You created Crankyfest, an online film fest for short films about periods that's open to both females and males. What was the motivation behind launching that? Will there be a Crankyfest this year?

We wanted to get women to share their stories and make films. (Though we are open to all genders of filmmaker.) The festival is still collecting submissions. There is currently no deadline. Filmmakers can get in touch via crankytown@gmail.com.

In Canada, there's been a petition circulating since January protesting taxes on tampons. As of Sunday, there are 58,000 signatures and counting (mine included). What are your thoughts on the government collecting money on our uteruses simply because they're doing what they're built to do?

I signed it!

In an ideal world, what's your hope for women and their periods?

Periods are just one aspect of a woman's experience. But if they aren't central to the public policy conversation, women certainly suffer. Look at the often prohibitive price of tampons and pads in the West, and the completely debilitating lack of access to sanitary products for many women in the developing world.

But my ideal hope for women is my ideal hope for humanity—equal access to quality education, health care, justice, job opportunities, and freedom from violence or the threat of violence. Men don't realize how the threat of violence is constantly top of mind for women, from planning their routes to getting a ride from someone you don't know that well.

In addition to Crankytown and Crankyfest, you've also co-founded In Bloom: A Celebration of Teen Spirit and the Arts. Can you tell us a little bit about that?

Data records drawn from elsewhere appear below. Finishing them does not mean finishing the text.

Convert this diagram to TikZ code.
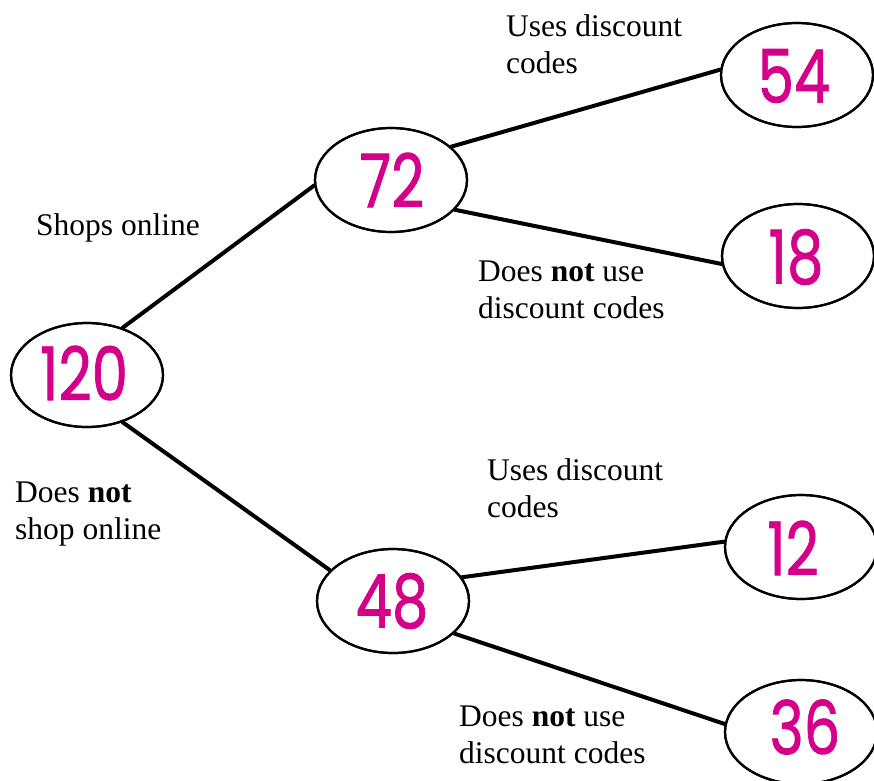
\documentclass[tikz,border=0pt]{standalone}
\usepackage{fontspec}
\setmainfont{Liberation Serif}
\newfontfamily\numfont{Poppins}[FakeBold=1.2]
\usetikzlibrary{shapes.geometric}
\definecolor{ink}{HTML}{D4008A}
\tikzset{
  count/.style={ellipse, draw=black, line width=2.2pt, fill=white,
    minimum width=152pt, minimum height=104pt, inner sep=0pt},
  num/.style={text=ink, font=\numfont\fontsize{74}{74}\selectfont, inner sep=0pt, xscale=0.78},
  branch/.style={line width=4pt, line cap=round},
  lbl/.style={anchor=north west, align=left, inner sep=0pt,
    font=\fontsize{31.5}{37}\selectfont}
}
\begin{document}
\begin{tikzpicture}[x=1pt, y=-1pt]
\useasboundingbox (0,0) rectangle (874,780);
\clip (0,0) rectangle (874,780);

% outcome counts
\node[count] (root) at (87,375) {};
\node[count] (on)   at (391,180) {};
\node[count] (off)  at (393,601) {};
\node[count] (onyes) at (797,75) {};
\node[count] (onno)  at (798,256) {};
\node[count] (offyes) at (801,547) {};
\node[count] (offno)  at (801,732) {};

% branches
\draw[branch] (root.53) -- (on.184);
\draw[branch] (root.-53) -- (off.154);
\draw[branch] (on.29) -- (onyes.176);
\draw[branch] (on.-25) -- (onno.186);
\draw[branch] (off.19) -- (offyes.176);
\draw[branch] (off.-28) -- (offno.174);

% redraw outlines over the branch ends
\foreach \n in {root,on,off,onyes,onno,offyes,offno}
  \draw[line width=2.2pt] (\n) ellipse [x radius=76pt, y radius=52pt];

% handwritten-style numbers
\node[num] (t120) at (84,373) {120};
\node[num] (t72)  at (392,180) {72};
\node[num] (t48)  at (392,601) {48};
\node[num] (t54)  at (794,76) {54};
\node[num] (t18)  at (796,257) {18};
\node[num] (t12)  at (793,548) {12};
\node[num] (t36)  at (805,727) {36};

% branch labels (top edge of first line)
\node[lbl] (l1) at (506,14) {Uses discount\\codes};
\node[lbl] (l2) at (36,213) {Shops online};
\node[lbl] (l3) at (478,261) {Does \textbf{not} use\\discount codes};
\node[lbl] (l4) at (15,482) {Does \textbf{not}\\shop online};
\node[lbl] (l5) at (487,458) {Uses discount\\codes};
\node[lbl] (l6) at (459,706) {Does \textbf{not} use\\discount codes};
\end{tikzpicture}
\end{document}
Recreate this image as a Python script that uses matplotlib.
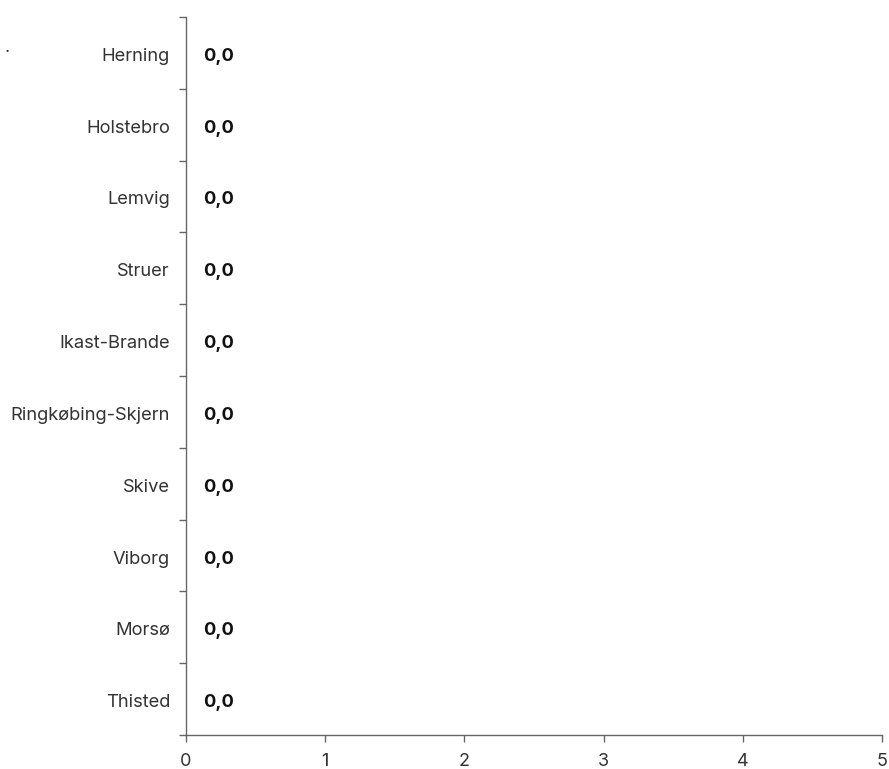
import matplotlib
matplotlib.use("Agg")
import matplotlib.pyplot as plt
import matplotlib.transforms as mtransforms
import numpy as np

categories = ["Herning", "Holstebro", "Lemvig", "Struer", "Ikast-Brande",
              "Ringkøbing-Skjern", "Skive", "Viborg", "Morsø", "Thisted"]
values = [0.0, 0.0, 0.0, 0.0, 0.0, 0.0, 0.0, 0.0, 0.0, 0.0]
xticks = [0, 1, 2, 3, 4, 5]

plt.rcParams['font.family'] = ['Inter', 'DejaVu Sans']

W, H = 889, 769
fig = plt.figure(figsize=(W / 100, H / 100), dpi=100)
left, right, top, bottom = 186, 882, 17, 735
ax = fig.add_axes([left / W, 1 - bottom / H, (right - left) / W, (bottom - top) / H])

n = len(categories)
y = np.arange(n)
ax.barh(y, values, height=0.6, color="#4a7ab5")
ax.set_ylim(n - 0.5, -0.5)
ax.set_xlim(0, 5)
ax.set_xticks(xticks)
ax.set_xticklabels([str(t) for t in xticks], fontsize=13, color="#333333")
ax.set_yticks(y)
ax.set_yticklabels(categories, fontsize=13.2, color="#333333")
ax.tick_params(axis='y', length=0, pad=11.5)
ax.set_yticks(np.arange(-0.5, n, 1), minor=True)
ax.tick_params(axis='y', which='minor', length=5, color="#666666", width=1)
ax.tick_params(axis='x', length=5, color="#666666", width=1, pad=8)

shift = mtransforms.ScaledTranslation(0, -1.5 / 100, fig.dpi_scale_trans)
for lab in ax.get_yticklabels():
    lab.set_transform(lab.get_transform() + shift)

for s in ["top", "right"]:
    ax.spines[s].set_visible(False)
for s in ["left", "bottom"]:
    ax.spines[s].set_color("#666666")
    ax.spines[s].set_linewidth(1)

for yi, v in zip(y, values):
    ax.annotate(f"{v:.1f}".replace(".", ","), xy=(v, yi), xytext=(17, -1.5),
                textcoords="offset pixels", va="center_baseline", ha="left",
                fontsize=13.2, fontweight="bold", color="#111111")

fig.text(5 / W, 1 - 48 / H, ".", fontsize=13, color="#333333", va="center", ha="left")

fig.savefig("out.png", dpi=100)
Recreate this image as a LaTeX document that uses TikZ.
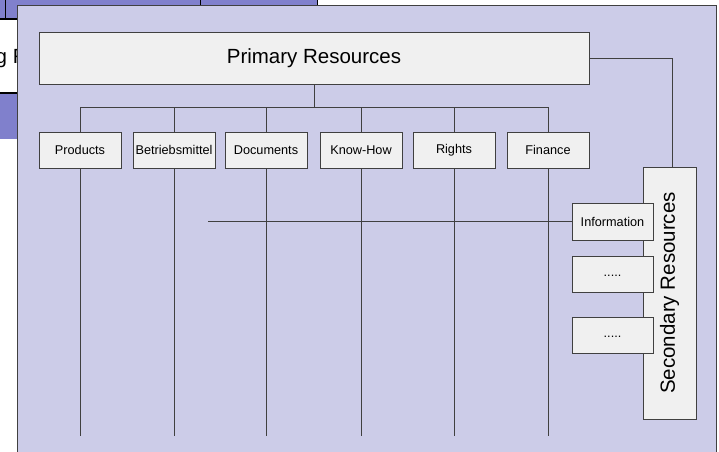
\documentclass[tikz,border=0pt]{standalone}
\usepackage{fontspec}
\setmainfont{Liberation Sans}
\definecolor{winblue}{RGB}{128,128,204}
\definecolor{lav}{RGB}{204,204,232}
\definecolor{boxfill}{RGB}{240,240,240}
\definecolor{edge}{RGB}{64,64,64}
\pgfdeclarelayer{back}
\pgfdeclarelayer{lines}
\pgfsetlayers{back,lines,main}
\begin{document}
\begin{tikzpicture}[x=1pt,y=-1pt,
  box/.style={draw=edge,line width=0.8pt,fill=boxfill,inner sep=0pt,
    minimum width=82pt,minimum height=36pt,font=\fontsize{12.7}{15}\selectfont},
  bigbox/.style={box,font=\fontsize{20.5}{24}\selectfont},
  conn/.style={draw=edge,line width=0.8pt}]
\useasboundingbox (0,0) rectangle (719,451);
\begin{pgfonlayer}{back}
\begin{scope}
\clip (0,0) rectangle (719,451);
% window behind
\fill[winblue] (-2,-2) rectangle (317,19);
\draw[black,line width=0.8pt] (317,-2) -- (317,19);
\draw[black,line width=0.8pt] (5,-2) -- (5,19);
\draw[black,line width=0.8pt] (200,-2) -- (200,19);
\fill[white] (-2,19) rectangle (17,93);
\draw[black,line width=1.6pt] (-2,19) -- (317,19);
\draw[black,line width=1.6pt] (-2,93) -- (17,93);
\fill[winblue] (-2,93.8) rectangle (17,139);
\node[anchor=base west,inner sep=0pt,font=\fontsize{20.5}{24}\selectfont] (gr) at (-4.5,63) {g R};
% main frame
\draw[fill=lav,draw=edge,line width=1pt] (17,5) rectangle (716,460);
\end{scope}
\end{pgfonlayer}

% nodes
\node[bigbox,minimum width=550pt,minimum height=52pt] (prim) at (314,58) {Primary Resources};
\node[box] (prod) at (80,150) {Products};
\node[box] (betr) at (174,150) {Betriebsmittel};
\node[box] (docs) at (266,150) {Documents};
\node[box] (know) at (361,150) {Know-How};
\node[box] (rights) at (454,150) {Rights};
\node[box] (fin) at (548,150) {Finance};
\node[box,minimum width=53pt,minimum height=252pt,font=\fontsize{20.5}{24}\selectfont] (sec) at (669.5,293) {\rotatebox{90}{Secondary Resources}};
\node[box,minimum width=81pt,minimum height=37pt] (info) at (612.5,221.5) {Information};
\node[box,minimum width=81pt,minimum height=36pt] (dots1) at (612.5,274) {\raisebox{-2.5pt}[0pt][0pt]{.....}};
\node[box,minimum width=81pt,minimum height=36pt] (dots2) at (612.5,335) {\raisebox{-2.5pt}[0pt][0pt]{.....}};

\coordinate (bus) at (0,107);
\coordinate (bottom) at (0,436);
\coordinate (hstart) at (208,221.5);

\begin{pgfonlayer}{lines}
\draw[conn] (prim.south) -- (prim.south |- bus);
\draw[conn] (prod.north) -- (prod.north |- bus) -- (fin.north |- bus) -- (fin.north);
\foreach \n in {betr,docs,know,rights}
  \draw[conn] (\n.north) -- (\n.north |- bus);
\foreach \n in {prod,betr,docs,know,rights,fin}
  \draw[conn] (\n.south) -- (\n.south |- bottom);
\draw[conn] (hstart) -- (info.west);
\draw[conn] (prim.east) -| ([xshift=3pt]sec.north);
\end{pgfonlayer}
\end{tikzpicture}
\end{document}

That was a mentorship program and benefit concert in support of Delisle Youth, an event I co-organized with Nicola Spunt (she did all the heavy lifting!) and Kathleen Munroe. We were using the legacy of Kurt Cobain (his politics, activism, feminism) as a touchstone to explore the theme of "identity" and raise awareness about youth mental health issues. We had amazing collaborators, from choir choir choir to members of Sloan to Biblical. It was epic. Like, how beautiful is this?

You seem very passionate about teenagers. Where does that come from?

I feel like I still AM a teenager. Still getting acne and trying to find my place in the world. Am I normal? Underneath my veneer of impenetrable fucking coolness, it can be really scary.

If you could tell your teenage self anything, what would you tell her?

Sports are fun!

What are you currently working on? What are some upcoming projects?

I've co-written a feature with Ed Gas Donnelly called F&J, about a creatively competitive couple that go away to the country to reconnect and end up having an affair with their neighbor. It's been "sent out." I'm writing short fiction, auditioning, and shooting a movie in Newfoundland next month. I've just finished the film The People Garden by Nadia Litz, with Pamela Anderson and Dree Hemingway. Look for it later this year!